● **DIRECTIONS FOR THIS TASK**: Retype the material below. Keep every word exactly as it is.

● **DATA PROVIDED**:
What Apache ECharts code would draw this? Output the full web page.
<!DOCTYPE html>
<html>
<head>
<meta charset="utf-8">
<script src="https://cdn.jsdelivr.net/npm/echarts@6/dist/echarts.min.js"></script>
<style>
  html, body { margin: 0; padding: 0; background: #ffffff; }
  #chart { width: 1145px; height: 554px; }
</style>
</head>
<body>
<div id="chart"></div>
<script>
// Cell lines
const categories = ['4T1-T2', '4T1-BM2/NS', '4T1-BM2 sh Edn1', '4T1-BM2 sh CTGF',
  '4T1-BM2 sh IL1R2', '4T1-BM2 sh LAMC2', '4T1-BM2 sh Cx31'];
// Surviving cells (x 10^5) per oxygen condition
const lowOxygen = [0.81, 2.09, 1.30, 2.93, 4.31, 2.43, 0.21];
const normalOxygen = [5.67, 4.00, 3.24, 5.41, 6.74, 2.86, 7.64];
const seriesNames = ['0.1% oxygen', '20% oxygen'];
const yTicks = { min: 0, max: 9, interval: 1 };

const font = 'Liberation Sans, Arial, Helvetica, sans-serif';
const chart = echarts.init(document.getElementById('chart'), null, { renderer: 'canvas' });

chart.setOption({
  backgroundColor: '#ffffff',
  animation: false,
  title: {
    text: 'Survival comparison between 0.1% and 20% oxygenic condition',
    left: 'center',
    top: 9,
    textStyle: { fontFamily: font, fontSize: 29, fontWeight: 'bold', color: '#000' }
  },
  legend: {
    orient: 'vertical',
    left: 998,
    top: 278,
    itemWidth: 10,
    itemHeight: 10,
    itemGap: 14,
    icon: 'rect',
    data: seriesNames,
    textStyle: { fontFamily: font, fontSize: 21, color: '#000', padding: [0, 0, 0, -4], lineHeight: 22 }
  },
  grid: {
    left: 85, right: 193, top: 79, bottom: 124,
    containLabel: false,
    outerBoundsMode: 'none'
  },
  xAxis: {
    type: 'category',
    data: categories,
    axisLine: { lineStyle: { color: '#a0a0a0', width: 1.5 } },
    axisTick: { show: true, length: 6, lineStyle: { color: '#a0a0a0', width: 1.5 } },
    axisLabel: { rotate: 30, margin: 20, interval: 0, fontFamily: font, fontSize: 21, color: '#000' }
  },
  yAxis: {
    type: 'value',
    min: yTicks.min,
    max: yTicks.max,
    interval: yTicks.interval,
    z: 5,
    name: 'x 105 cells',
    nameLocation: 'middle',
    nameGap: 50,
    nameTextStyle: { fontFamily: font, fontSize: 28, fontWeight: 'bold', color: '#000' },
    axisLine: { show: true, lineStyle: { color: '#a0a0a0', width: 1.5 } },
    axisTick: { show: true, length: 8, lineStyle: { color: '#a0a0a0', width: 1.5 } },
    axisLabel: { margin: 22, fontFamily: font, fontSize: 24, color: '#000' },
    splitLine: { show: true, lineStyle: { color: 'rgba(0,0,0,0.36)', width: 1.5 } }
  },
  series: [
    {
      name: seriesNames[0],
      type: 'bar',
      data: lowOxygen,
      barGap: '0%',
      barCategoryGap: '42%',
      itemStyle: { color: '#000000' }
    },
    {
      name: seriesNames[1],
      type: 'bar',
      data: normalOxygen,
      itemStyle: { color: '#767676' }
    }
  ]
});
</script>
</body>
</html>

● **RESULT OF THIS TASK**:
What Apache ECharts code would draw this? Output the full web page.
<!DOCTYPE html>
<html>
<head>
<meta charset="utf-8">
<script src="https://cdn.jsdelivr.net/npm/echarts@6/dist/echarts.min.js"></script>
<style>
  html, body { margin: 0; padding: 0; background: #ffffff; }
  #chart { width: 1145px; height: 554px; }
</style>
</head>
<body>
<div id="chart"></div>
<script>
// Cell lines
const categories = ['4T1-T2', '4T1-BM2/NS', '4T1-BM2 sh Edn1', '4T1-BM2 sh CTGF',
  '4T1-BM2 sh IL1R2', '4T1-BM2 sh LAMC2', '4T1-BM2 sh Cx31'];
// Surviving cells (x 10^5) per oxygen condition
const lowOxygen = [0.81, 2.09, 1.30, 2.93, 4.31, 2.43, 0.21];
const normalOxygen = [5.67, 4.00, 3.24, 5.41, 6.74, 2.86, 7.64];
const seriesNames = ['0.1% oxygen', '20% oxygen'];
const yTicks = { min: 0, max: 9, interval: 1 };

const font = 'Liberation Sans, Arial, Helvetica, sans-serif';
const chart = echarts.init(document.getElementById('chart'), null, { renderer: 'canvas' });

chart.setOption({
  backgroundColor: '#ffffff',
  animation: false,
  title: {
    text: 'Survival comparison between 0.1% and 20% oxygenic condition',
    left: 'center',
    top: 9,
    textStyle: { fontFamily: font, fontSize: 29, fontWeight: 'bold', color: '#000' }
  },
  legend: {
    orient: 'vertical',
    left: 998,
    top: 278,
    itemWidth: 10,
    itemHeight: 10,
    itemGap: 14,
    icon: 'rect',
    data: seriesNames,
    textStyle: { fontFamily: font, fontSize: 21, color: '#000', padding: [0, 0, 0, -4], lineHeight: 22 }
  },
  grid: {
    left: 85, right: 193, top: 79, bottom: 124,
    containLabel: false,
    outerBoundsMode: 'none'
  },
  xAxis: {
    type: 'category',
    data: categories,
    axisLine: { lineStyle: { color: '#a0a0a0', width: 1.5 } },
    axisTick: { show: true, length: 6, lineStyle: { color: '#a0a0a0', width: 1.5 } },
    axisLabel: { rotate: 30, margin: 20, interval: 0, fontFamily: font, fontSize: 21, color: '#000' }
  },
  yAxis: {
    type: 'value',
    min: yTicks.min,
    max: yTicks.max,
    interval: yTicks.interval,
    z: 5,
    name: 'x 105 cells',
    nameLocation: 'middle',
    nameGap: 50,
    nameTextStyle: { fontFamily: font, fontSize: 28, fontWeight: 'bold', color: '#000' },
    axisLine: { show: true, lineStyle: { color: '#a0a0a0', width: 1.5 } },
    axisTick: { show: true, length: 8, lineStyle: { color: '#a0a0a0', width: 1.5 } },
    axisLabel: { margin: 22, fontFamily: font, fontSize: 24, color: '#000' },
    splitLine: { show: true, lineStyle: { color: 'rgba(0,0,0,0.36)', width: 1.5 } }
  },
  series: [
    {
      name: seriesNames[0],
      type: 'bar',
      data: lowOxygen,
      barGap: '0%',
      barCategoryGap: '42%',
      itemStyle: { color: '#000000' }
    },
    {
      name: seriesNames[1],
      type: 'bar',
      data: normalOxygen,
      itemStyle: { color: '#767676' }
    }
  ]
});
</script>
</body>
</html>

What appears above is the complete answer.